One thing the year has taught us about ourselves: the temptation to deploy is more emotional than we had previously admitted. Sitting in cash, when peers are reporting paper marks, generates a kind of social pressure that compounds week over week. We have built, this year, a deliberate practice of not reading other firms' marketing materials during the months in which we are most tempted to deploy. The practice is small; the discipline it preserves is large.

On the First Time the Word "Distressed" Crossed Our Desk

Three companies we declined in 1999 came back to us in the second half of 2000 at one-fifth of their prior asking valuations. We funded one. We turned down the other two — not because the prices were wrong but because the businesses had not improved between rounds, and a bad business at a low price is still a bad business.

The seductive error of crisis investing is to assume that low prices imply margin of safety. Low prices imply margin of safety only when the underlying business will continue to exist. For roughly half of the companies that have come to us at distressed valuations this year, our reading is that the underlying business will not continue to exist; the price reflects the market's correct assessment of survival probability. Funding them now is buying a lottery ticket, not a company.

The one we did fund had two properties the others did not — a real customer base that had not deteriorated during the correction, and a founder who had taken a personal capital position in the recapitalization at terms that were no better than ours. We have come to weight founder co-investment heavily in distressed situations. It is the simplest test we know of whether the operator believes their own pitch.

On the Companies That Will Not Survive

We estimate that approximately forty percent of the companies funded in 1999 will not exist as independent entities by 2003. The lesson, when it arrives, will not be about valuation discipline. It will be about a more uncomfortable truth — that the business plans themselves were undifferentiated, and that the market provided cover for that lack of differentiation by funding everyone.

The category most exposed is the one that received the most funding. The internet was real. The companies built to monetize it, in many cases, were not. The market did not adequately distinguish between companies that were building infrastructure layers that the internet would require, and companies that were building user-acquisition machines whose moat was the marketing budget. Both got funded at similar multiples. Only the first kind will be remembered.

On the Ones That Will, and Why

The survivors will share a property that is difficult to describe in advance and easy to identify in retrospect: a customer who depends on the product. Not a customer who has signed up for the product, not a customer who is using the product, but a customer for whom the product's removal would be a meaningful business problem.

We are now spending more time talking to our portfolio companies' customers than to our portfolio companies. The conversations are clarifying. In several cases the customer's view of the product is meaningfully different from the founder's. Where the customer's view is more pessimistic than the founder's, we discount the founder's forecasts.

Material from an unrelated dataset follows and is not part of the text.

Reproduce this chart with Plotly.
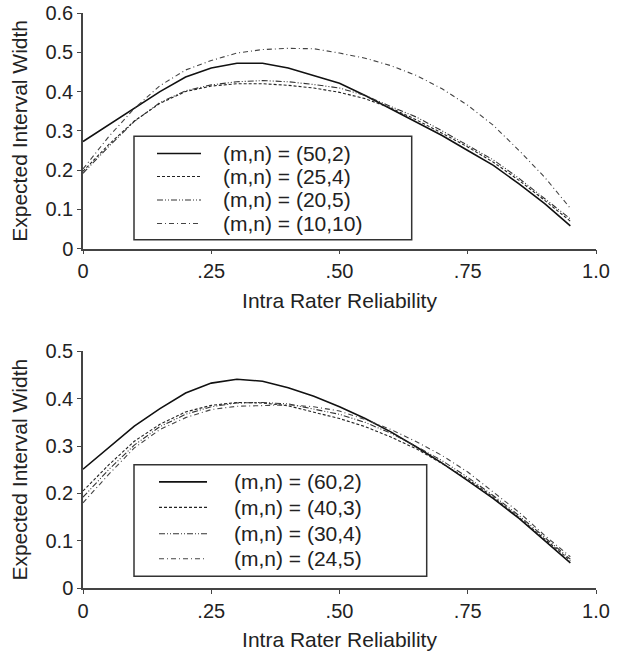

Where the customer's view is more optimistic, we ask why the founder has not yet repositioned around the strongest use case. Both kinds of conversation produce better information than the standard quarterly review with the management team alone.

A Closing Note

This is the first letter we have written in which the year has clearly moved against us, and we feel — perhaps for the first time — that we are doing the work we were founded to do. Discipline in good times is theory. Discipline now is practice.

We will end this letter the way we ended last year's, because we mean it more rather than less: the families who emerge from this correction in the strongest position will be the ones whose discipline now is indistinguishable from their discipline a decade from now. We intend to be among them. We are closer, this December, to knowing whether we will be.